The following plot solves the major issues in the original plot.

here we use the ggplot2 to visualize the region by country. It is to visualize the religions of top 20 countries which uses different styles.

#create mosaic plot on population propotion

p4 <- ggplot(religionByCountryTop20Final)

p5 <- p4 + geom_mosaic(aes(x = product(country), weight = c(population), fill = religion))

p6 <- p5 + theme(axis.text.x=element_blank() + geom_text(data = religionByCountryTop20Final, aes(x = 0, y = 1,label=round(1,2)),inherit.aes = FALSE))
#Adding propotion limits for religion propotion

p7<- p6 +geom_text(data = religionByCountryTop20Final, aes(x = 0, y = 0.9,label=round(0.9,2)), inherit.aes = FALSE)+geom_text(data = religionByCountryTop20Final, aes(x = 0, y = 0.8,label=round(0.8,2)), inherit.aes = FALSE)+geom_text(data = religionByCountryTop20Final, aes(x = 0, y = 0.7,label=round(0.7,2)), inherit.aes = FALSE)+geom_text(data = religionByCountryTop20Final, aes(x = 0, y = 0.6,label=round(0.6,2)), inherit.aes = FALSE)+geom_text(data = religionByCountryTop20Final, aes(x = 0, y = 0.5,label=round(0.5,2)), inherit.aes = FALSE)

p8 <- p7  +geom_text(data = religionByCountryTop20Final, aes(x = 0, y = 0.4,label=round(0.4,2)), inherit.aes = FALSE)+geom_text(data = religionByCountryTop20Final, aes(x = 0, y = 0.3,label=round(0.3,2)), inherit.aes = FALSE)+geom_text(data = religionByCountryTop20Final, aes(x = 0, y = 0.2,label=round(0.2,2)), inherit.aes = FALSE)+geom_text(data = religionByCountryTop20Final, aes(x = 0, y = 0.1,label=round(0.1,2)), inherit.aes = FALSE)
#Adding propotion limits for country population

p9 <-p8 +geom_text(data = religionByCountryTop20Final, aes(x = 0.9, y = 1,label=round(0.1,2)), inherit.aes = FALSE)+geom_text(data = religionByCountryTop20Final, aes(x = 0.8, y = 1,label=round(0.2,2)), inherit.aes = FALSE)+geom_text(data = religionByCountryTop20Final, aes(x = 0.7, y = 1,label=round(0.3,2)), inherit.aes = FALSE)+geom_text(data = religionByCountryTop20Final, aes(x = 0.6, y = 1,label=round(0.4,2)), inherit.aes = FALSE)

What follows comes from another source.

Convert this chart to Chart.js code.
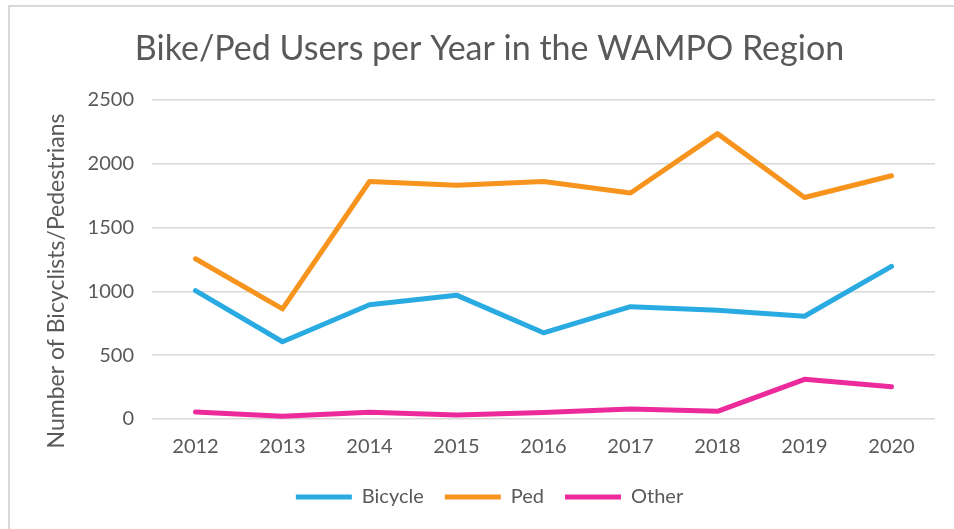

p10 <- p9 +geom_text(data = religionByCountryTop20Final, aes(x = 0.5, y = 1,label=round(0.5,2)), inherit.aes = FALSE) +geom_text(data = religionByCountryTop20Final, aes(x = 0.4, y = 1,label=round(0.6,2)), inherit.aes = FALSE) +geom_text(data = religionByCountryTop20Final, aes(x = 0.3, y = 1,label=round(0.7,2)), inherit.aes = FALSE)

p11 <-p10 +geom_text(data = religionByCountryTop20Final, aes(x = 0.2, y = 1,label=round(0.8,2)), inherit.aes = FALSE)+geom_text(data = religionByCountryTop20Final, aes(x = 0.1, y = 1,label=round(0.9,2)), inherit.aes = FALSE)
# (II) Adding Proper Title and Naming the Axes

p12 <- p11 +labs(title = "Religions of Largest 20 Countries Population Proportion",y = "Religion",x = "Country")
p12 <- p12+coord_flip()
p12 <- p12+theme(axis.text.x=element_blank(),axis.ticks.x=element_blank())
# (III) color Adjustment

plotHelper(p13 <- p12 +scale_fill_manual(values=c( "#CDAD00","#1874CD" ,"#EE4000", "#FFC125", "#FFAAAA", "#FF8247", "#5E5E5E", "#FF1493")))
## [1] "#1f78b4"
p13

#Color Saturation

We update the hue and saturation such that it is easy for even people suffering from protanalomy (Red-green color blindness) which is the most common form of color-blindness to distinguish between the factors.It can be seen that it would be difficult to distinguish some categories by people suffering from color blindness and makes difficult to perceive the intended knowledge. Tritanomoly is the plot to visualise it after adjustments which is very clear.

p14<-cvd_grid(p13)

p14